Sunday, November 23, 2008

Obsolete? Not Yet.

An Australian columnist wonders whether book rental schemes like Book Swim will make libraries as obsolete as video rental stores - and concludes that they won't. Not only do the rental schemes cost money (and libraries, unlike video rental stores, offer their collections for free) but they don't have a wide enough variety of offerings, focusing instead on current bestsellers. But she also points out something less tangible but very important about libraries.
Libraries still serve as one of the rare public meeting spaces not devoted to commerce. They help kids with research and adults with job hunts and starting businesses and their own formal and informal educations. Libraries buy books based on both popularity and serving their public. They tend to fight the good fight to make sure controversial material is available. You know, good quality-of-life, bastion of democracy stuff.
She also recommends some simple ways that libraries could be even better.
I think with the right savvy, libraries are up to the task of competing with even an improved book rental service.
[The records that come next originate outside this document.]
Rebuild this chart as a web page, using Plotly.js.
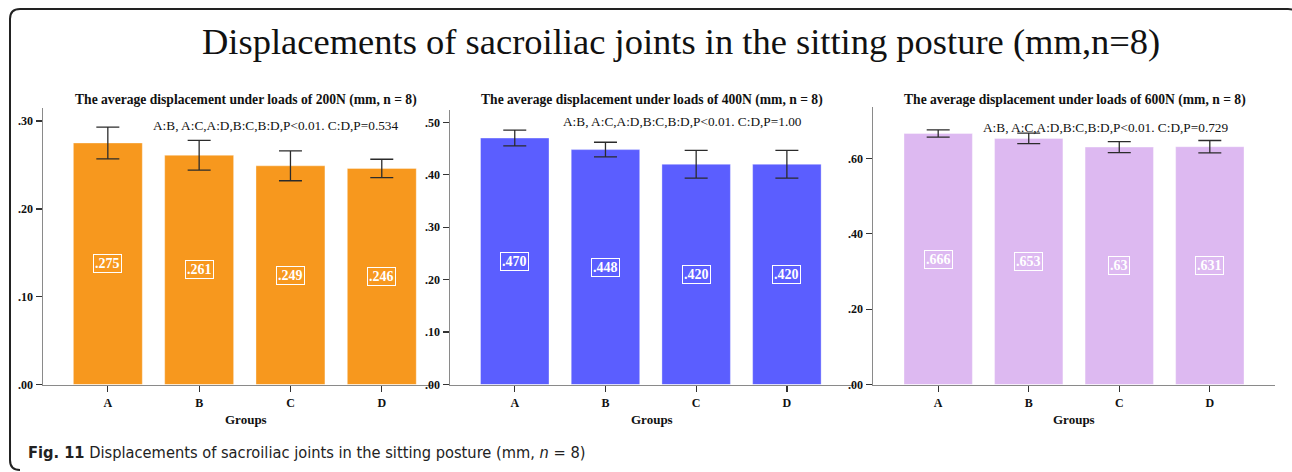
<!DOCTYPE html>
<html>
<head>
<meta charset="utf-8">
<script src="https://cdn.plot.ly/plotly-3.0.1.min.js"></script>
<style>html,body{margin:0;padding:0;background:#fff;}#chart{width:1292px;height:472px;}</style>
</head>
<body>
<div id="chart"></div>
<script>
// ---- data ----
const groups = ['A', 'B', 'C', 'D'];
const means200 = [0.275, 0.261, 0.249, 0.246];
const err200 = [0.018, 0.017, 0.017, 0.0105];
const labels200 = ['.275', '.261', '.249', '.246'];
const means400 = [0.470, 0.448, 0.420, 0.420];
const err400 = [0.015, 0.014, 0.0265, 0.0265];
const labels400 = ['.470', '.448', '.420', '.420'];
const means600 = [0.666, 0.653, 0.630, 0.631];
const err600 = [0.0097, 0.014, 0.0146, 0.0165];
const labels600 = ['.666', '.653', '.63', '.631'];
const ticks200 = [0, 0.10, 0.20, 0.30];
const tickText200 = ['.00', '.10', '.20', '.30'];
const ticks400 = [0, 0.10, 0.20, 0.30, 0.40, 0.50];
const tickText400 = ['.00', '.10', '.20', '.30', '.40', '.50'];
const ticks600 = [0, 0.20, 0.40, 0.60];
const tickText600 = ['.00', '.20', '.40', '.60'];
const subTitles = [
  'The average displacement under loads of 200N (mm, n = 8)',
  'The average displacement under loads of 400N (mm, n = 8)',
  'The average displacement under loads of 600N (mm, n = 8)'
];
const pNotes = [
  'A:B, A:C,A:D,B:C,B:D,P<0.01. C:D,P=0.534',
  'A:B, A:C,A:D,B:C,B:D,P<0.01. C:D,P=1.00',
  'A:B, A:C,A:D,B:C,B:D,P<0.01. C:D,P=0.729'
];
const mainTitle = 'Displacements of sacroiliac joints in the sitting posture (mm,n=8)';
const caption = '<b>Fig. 11</b> Displacements of sacroiliac joints in the sitting posture (mm, <i>n</i> = 8)';

// ---- layout helpers ----
const W = 1292, H = 472;
const px = x => x / W;
const py = y => 1 - y / H;
const SERIF = 'Liberation Serif, Times New Roman, serif';

const panels = [
  {means: means200, err: err200, labels: labels200, color: '#F7981E', ticks: ticks200, tt: tickText200,
   xd: [43, 432], yTop: 108, yMax: 0.3148, xr: [-0.71, 3.55], titleX: 246, noteX: 276, noteY: 125, groupsX: 246},
  {means: means400, err: err400, labels: labels400, color: '#5B5EFF', ticks: ticks400, tt: tickText400,
   xd: [450, 854], yTop: 110, yMax: 0.5235, xr: [-0.714, 3.74], titleX: 652, noteX: 682, noteY: 122, groupsX: 652},
  {means: means600, err: err600, labels: labels600, color: '#DDB9F1', ticks: ticks600, tt: tickText600,
   xd: [873, 1275], yTop: 107, yMax: 0.7364, xr: [-0.72, 3.72], titleX: 1075, noteX: 1106, noteY: 127, groupsX: 1074}
];
const yZero = 384.6;

const data = [];
const layout = {
  width: W, height: H,
  margin: {l: 0, r: 0, t: 0, b: 0},
  paper_bgcolor: '#ffffff', plot_bgcolor: 'rgba(0,0,0,0)',
  showlegend: false,
  annotations: [],
  shapes: []
};

panels.forEach((p, i) => {
  const n = i === 0 ? '' : String(i + 1);
  const xa = 'x' + n, ya = 'y' + n;
  data.push({
    type: 'bar', x: groups, y: p.means, xaxis: xa, yaxis: ya,
    marker: {color: p.color, line: {color: 'rgba(255,255,255,0.35)', width: 1}},
    width: 0.755,
    error_y: {type: 'data', array: p.err, visible: true, color: '#2b2b2b', thickness: 1.3, width: 11.5},
    hoverinfo: 'skip'
  });
  layout['xaxis' + n] = {
    domain: [px(p.xd[0]), px(p.xd[1])], anchor: ya, range: p.xr,
    showline: true, linecolor: '#8a8a8a', linewidth: 1.5, showgrid: false, zeroline: false,
    ticks: 'outside', ticklen: 6, tickwidth: 1.3, tickcolor: '#333',
    tickfont: {family: SERIF, size: 12, color: '#111', weight: 'bold'},
    fixedrange: true
  };
  layout['yaxis' + n] = {
    domain: [py(yZero), py(p.yTop)], anchor: xa, range: [0, p.yMax],
    showline: true, linecolor: '#8a8a8a', linewidth: 1.5, showgrid: false, zeroline: false,
    tickvals: p.ticks, ticktext: p.tt,
    ticks: 'outside', ticklen: 6, tickwidth: 1.3, tickcolor: '#333',
    ticklabelstandoff: 0,
    tickfont: {family: SERIF, size: 12, color: '#111', weight: 'bold'},
    fixedrange: true
  };
  // value labels at half height of each bar
  groups.forEach((g, j) => {
    layout.annotations.push({
      xref: xa, yref: ya, x: g, y: p.means[j] / 2, text: p.labels[j], showarrow: false,
      font: {family: SERIF, size: 14, color: '#ffffff', weight: 'bold'},
      bordercolor: '#ffffff', borderwidth: 1, borderpad: 1
    });
  });
  layout.annotations.push({
    xref: 'paper', yref: 'paper', x: px(p.titleX), y: py(100), text: '<b>' + subTitles[i] + '</b>',
    showarrow: false, xanchor: 'center', yanchor: 'middle',
    font: {family: SERIF, size: 13.6, color: '#111'}
  });
  layout.annotations.push({
    xref: 'paper', yref: 'paper', x: px(p.noteX), y: py(p.noteY), text: pNotes[i],
    showarrow: false, xanchor: 'center', yanchor: 'middle',
    font: {family: SERIF, size: 13.3, color: '#111'}
  });
  layout.annotations.push({
    xref: 'paper', yref: 'paper', x: px(p.groupsX), y: py(419), text: '<b>Groups</b>',
    showarrow: false, xanchor: 'center', yanchor: 'middle',
    font: {family: SERIF, size: 13, color: '#111'}
  });
});

layout.annotations.push({
  xref: 'paper', yref: 'paper', x: px(681), y: py(42), text: mainTitle,
  showarrow: false, xanchor: 'center', yanchor: 'middle',
  font: {family: SERIF, size: 36.5, color: '#111'}
});
layout.annotations.push({
  xref: 'paper', yref: 'paper', x: px(26), y: py(452), text: caption,
  showarrow: false, xanchor: 'left', yanchor: 'middle',
  font: {family: 'DejaVu Sans Condensed, Liberation Sans Narrow, Open Sans, sans-serif', size: 16.3, color: '#222'}
});

// rounded frame (left, top, corners; right side runs off the image)
const L = 10, T = 9, R = 1298, B = 470, r = 10;
layout.shapes.push({
  type: 'path', xref: 'paper', yref: 'paper',
  path: 'M ' + px(R) + ' ' + py(B) + ' L ' + px(R) + ' ' + py(T + r) +
        ' Q ' + px(R) + ' ' + py(T) + ' ' + px(R - r) + ' ' + py(T) +
        ' L ' + px(L + r) + ' ' + py(T) +
        ' Q ' + px(L) + ' ' + py(T) + ' ' + px(L) + ' ' + py(T + r) +
        ' L ' + px(L) + ' ' + py(B - r) +
        ' Q ' + px(L) + ' ' + py(B) + ' ' + px(L + r) + ' ' + py(B),
  line: {color: '#222', width: 2}
});

Plotly.newPlot('chart', data, layout, {staticPlot: true, displayModeBar: false});
</script>
</body>
</html>
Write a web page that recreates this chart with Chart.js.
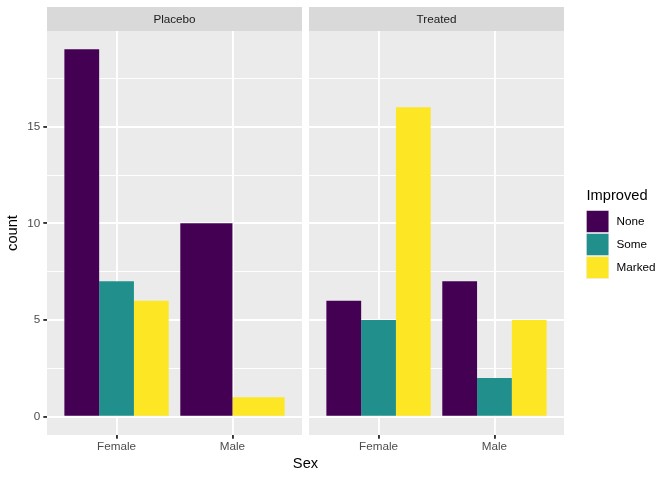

Already, through inter-library loans you can get almost anything, and with my countywide system's online reservation system, it's almost as easy as Netflix to request something. A little slow to get it, but that should be fixable. Make renewing easier, with a warning system when something's coming due, and you're most of the way there for me.
And she closes with a final benefit: when you've grown weary of reading that same picture book fifty-five times to your child, you can claim that it's due at the library.

Monday, November 10, 2008

Don't Mess With Us

Mother Jones has a profile of "America's Most Dangerous Librarians" - the principled librarians in Connecticut who challenged the constitutionality of a National Security Letter authorized by the PATRIOT Act and served on a library consortium.

It's good reading, even if the title is a play on popular stereotypes. Dangerous? Librarians? How could that be?

But here's a case where members of our profession stood up to authority for principled reasons, and that made them powerful. And a threat to a law that was enacted in haste to strengthen the FBI's surveillance powers even as it weakened the Constitution.

As Michael Moore once said, "don't mess with librarians."